_ENTRIES SHOWN_:
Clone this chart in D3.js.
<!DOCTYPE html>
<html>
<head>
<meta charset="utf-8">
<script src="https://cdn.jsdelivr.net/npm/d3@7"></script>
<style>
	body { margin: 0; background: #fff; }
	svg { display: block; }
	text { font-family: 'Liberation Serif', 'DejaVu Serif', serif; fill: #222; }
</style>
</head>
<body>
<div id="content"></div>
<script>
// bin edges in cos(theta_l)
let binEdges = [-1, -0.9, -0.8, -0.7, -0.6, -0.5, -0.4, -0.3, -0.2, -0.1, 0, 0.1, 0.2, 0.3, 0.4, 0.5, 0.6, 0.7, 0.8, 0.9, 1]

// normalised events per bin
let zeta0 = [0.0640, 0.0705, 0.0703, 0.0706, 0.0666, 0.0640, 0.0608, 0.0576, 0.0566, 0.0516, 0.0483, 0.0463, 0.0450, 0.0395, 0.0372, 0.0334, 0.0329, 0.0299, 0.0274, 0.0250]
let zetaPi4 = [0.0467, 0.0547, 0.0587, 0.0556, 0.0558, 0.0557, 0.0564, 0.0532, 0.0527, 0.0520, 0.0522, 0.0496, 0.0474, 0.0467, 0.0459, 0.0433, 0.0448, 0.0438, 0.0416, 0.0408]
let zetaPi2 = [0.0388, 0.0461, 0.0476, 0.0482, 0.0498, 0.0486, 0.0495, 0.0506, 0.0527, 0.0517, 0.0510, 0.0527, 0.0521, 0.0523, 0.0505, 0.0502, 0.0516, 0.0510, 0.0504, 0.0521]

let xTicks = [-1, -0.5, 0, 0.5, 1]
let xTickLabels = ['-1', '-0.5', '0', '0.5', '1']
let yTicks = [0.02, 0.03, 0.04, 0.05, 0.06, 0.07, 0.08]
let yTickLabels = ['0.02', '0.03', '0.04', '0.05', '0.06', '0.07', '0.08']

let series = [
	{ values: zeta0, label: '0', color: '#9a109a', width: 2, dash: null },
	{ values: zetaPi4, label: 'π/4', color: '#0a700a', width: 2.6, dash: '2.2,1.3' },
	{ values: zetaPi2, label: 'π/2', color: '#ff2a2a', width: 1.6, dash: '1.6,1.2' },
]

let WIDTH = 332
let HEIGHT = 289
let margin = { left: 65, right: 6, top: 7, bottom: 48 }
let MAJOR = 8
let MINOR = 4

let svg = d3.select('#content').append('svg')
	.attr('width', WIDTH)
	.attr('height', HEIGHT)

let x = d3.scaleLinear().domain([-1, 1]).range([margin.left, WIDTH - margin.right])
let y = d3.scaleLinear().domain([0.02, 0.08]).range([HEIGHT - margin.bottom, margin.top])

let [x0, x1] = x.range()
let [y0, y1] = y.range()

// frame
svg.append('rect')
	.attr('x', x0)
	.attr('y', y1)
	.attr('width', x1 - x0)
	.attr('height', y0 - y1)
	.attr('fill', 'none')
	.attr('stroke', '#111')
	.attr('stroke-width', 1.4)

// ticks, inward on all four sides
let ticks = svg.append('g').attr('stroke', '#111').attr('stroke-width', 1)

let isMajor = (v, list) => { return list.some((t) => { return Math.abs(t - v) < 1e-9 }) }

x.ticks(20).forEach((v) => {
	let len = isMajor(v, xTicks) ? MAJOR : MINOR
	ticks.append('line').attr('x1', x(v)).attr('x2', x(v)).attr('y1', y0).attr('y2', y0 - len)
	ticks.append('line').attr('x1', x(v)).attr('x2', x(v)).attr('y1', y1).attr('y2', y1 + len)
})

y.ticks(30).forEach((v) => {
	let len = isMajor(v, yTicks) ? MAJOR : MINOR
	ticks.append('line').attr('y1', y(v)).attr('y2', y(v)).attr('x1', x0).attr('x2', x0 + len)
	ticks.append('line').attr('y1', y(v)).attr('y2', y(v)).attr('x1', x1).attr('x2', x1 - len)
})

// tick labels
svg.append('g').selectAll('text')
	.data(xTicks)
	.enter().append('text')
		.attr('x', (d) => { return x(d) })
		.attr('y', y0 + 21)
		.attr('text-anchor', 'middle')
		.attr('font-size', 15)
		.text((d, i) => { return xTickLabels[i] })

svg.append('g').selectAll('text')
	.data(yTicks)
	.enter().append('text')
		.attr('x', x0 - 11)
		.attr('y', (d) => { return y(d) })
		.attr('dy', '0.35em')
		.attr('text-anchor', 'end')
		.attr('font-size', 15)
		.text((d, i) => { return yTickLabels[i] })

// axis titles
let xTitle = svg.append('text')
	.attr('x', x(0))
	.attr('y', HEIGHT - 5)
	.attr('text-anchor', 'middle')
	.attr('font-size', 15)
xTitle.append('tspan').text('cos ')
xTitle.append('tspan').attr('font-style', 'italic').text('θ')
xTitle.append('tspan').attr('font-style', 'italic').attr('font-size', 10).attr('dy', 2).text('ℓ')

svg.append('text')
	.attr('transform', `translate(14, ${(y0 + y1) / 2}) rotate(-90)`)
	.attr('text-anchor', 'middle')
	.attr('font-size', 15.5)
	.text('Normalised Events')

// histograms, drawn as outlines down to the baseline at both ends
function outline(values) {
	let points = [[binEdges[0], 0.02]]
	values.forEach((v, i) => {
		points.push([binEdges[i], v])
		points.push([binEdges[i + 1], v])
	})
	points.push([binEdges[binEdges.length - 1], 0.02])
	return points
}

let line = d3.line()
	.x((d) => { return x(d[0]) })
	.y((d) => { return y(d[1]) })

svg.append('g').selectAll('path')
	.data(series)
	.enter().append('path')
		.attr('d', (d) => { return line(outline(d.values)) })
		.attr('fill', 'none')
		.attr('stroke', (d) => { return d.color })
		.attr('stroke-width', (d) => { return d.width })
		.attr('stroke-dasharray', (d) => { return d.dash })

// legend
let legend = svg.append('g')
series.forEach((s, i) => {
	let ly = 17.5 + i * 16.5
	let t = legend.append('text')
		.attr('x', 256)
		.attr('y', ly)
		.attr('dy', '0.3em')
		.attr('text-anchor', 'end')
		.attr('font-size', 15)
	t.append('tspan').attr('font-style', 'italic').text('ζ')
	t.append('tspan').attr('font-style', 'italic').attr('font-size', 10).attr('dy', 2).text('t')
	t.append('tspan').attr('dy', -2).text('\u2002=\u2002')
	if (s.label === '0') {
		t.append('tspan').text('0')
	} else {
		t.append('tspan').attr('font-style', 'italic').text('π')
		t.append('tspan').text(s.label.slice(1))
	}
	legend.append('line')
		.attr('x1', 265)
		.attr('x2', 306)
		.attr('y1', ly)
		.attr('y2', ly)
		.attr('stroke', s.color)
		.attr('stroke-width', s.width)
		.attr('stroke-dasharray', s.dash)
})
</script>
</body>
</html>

==

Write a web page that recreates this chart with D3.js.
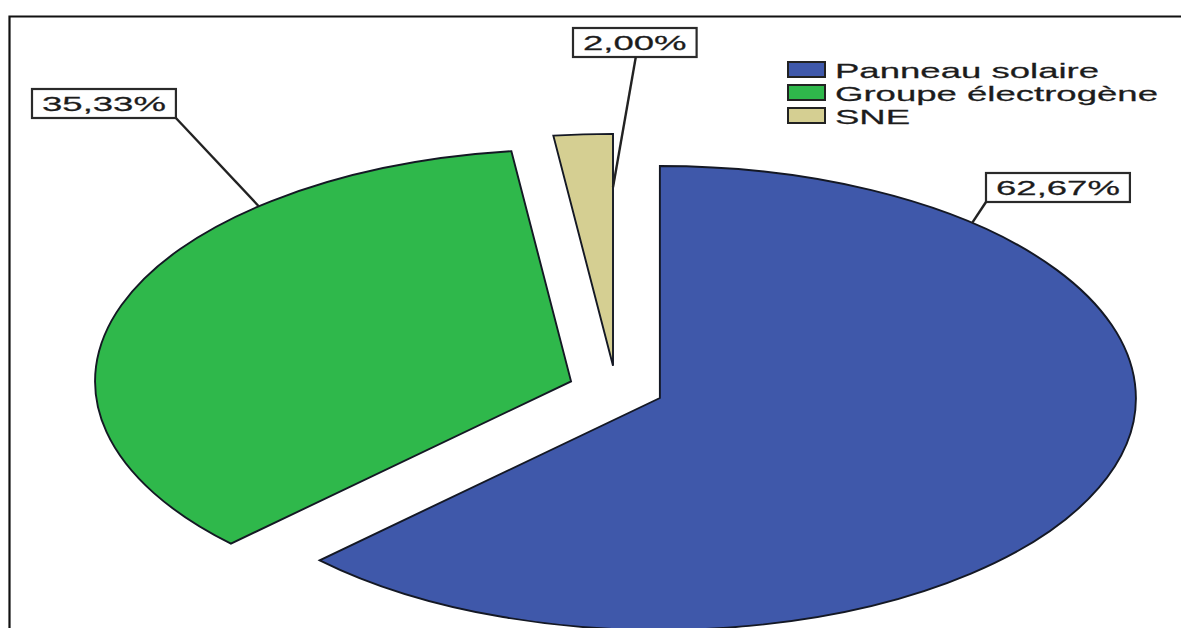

_PROBLEM STATEMENT_: Beginning with the line that contains "Clone this chart in D3.js." and ending with the line that contains "0.8, 0.9, 1]", repeat exactly those lines and no others.

_OUTPUT FOR THIS EXERCISE_:
Clone this chart in D3.js.
<!DOCTYPE html>
<html>
<head>
<meta charset="utf-8">
<script src="https://cdn.jsdelivr.net/npm/d3@7"></script>
<style>
	body { margin: 0; background: #fff; }
	svg { display: block; }
	text { font-family: 'Liberation Serif', 'DejaVu Serif', serif; fill: #222; }
</style>
</head>
<body>
<div id="content"></div>
<script>
// bin edges in cos(theta_l)
let binEdges = [-1, -0.9, -0.8, -0.7, -0.6, -0.5, -0.4, -0.3, -0.2, -0.1, 0, 0.1, 0.2, 0.3, 0.4, 0.5, 0.6, 0.7, 0.8, 0.9, 1]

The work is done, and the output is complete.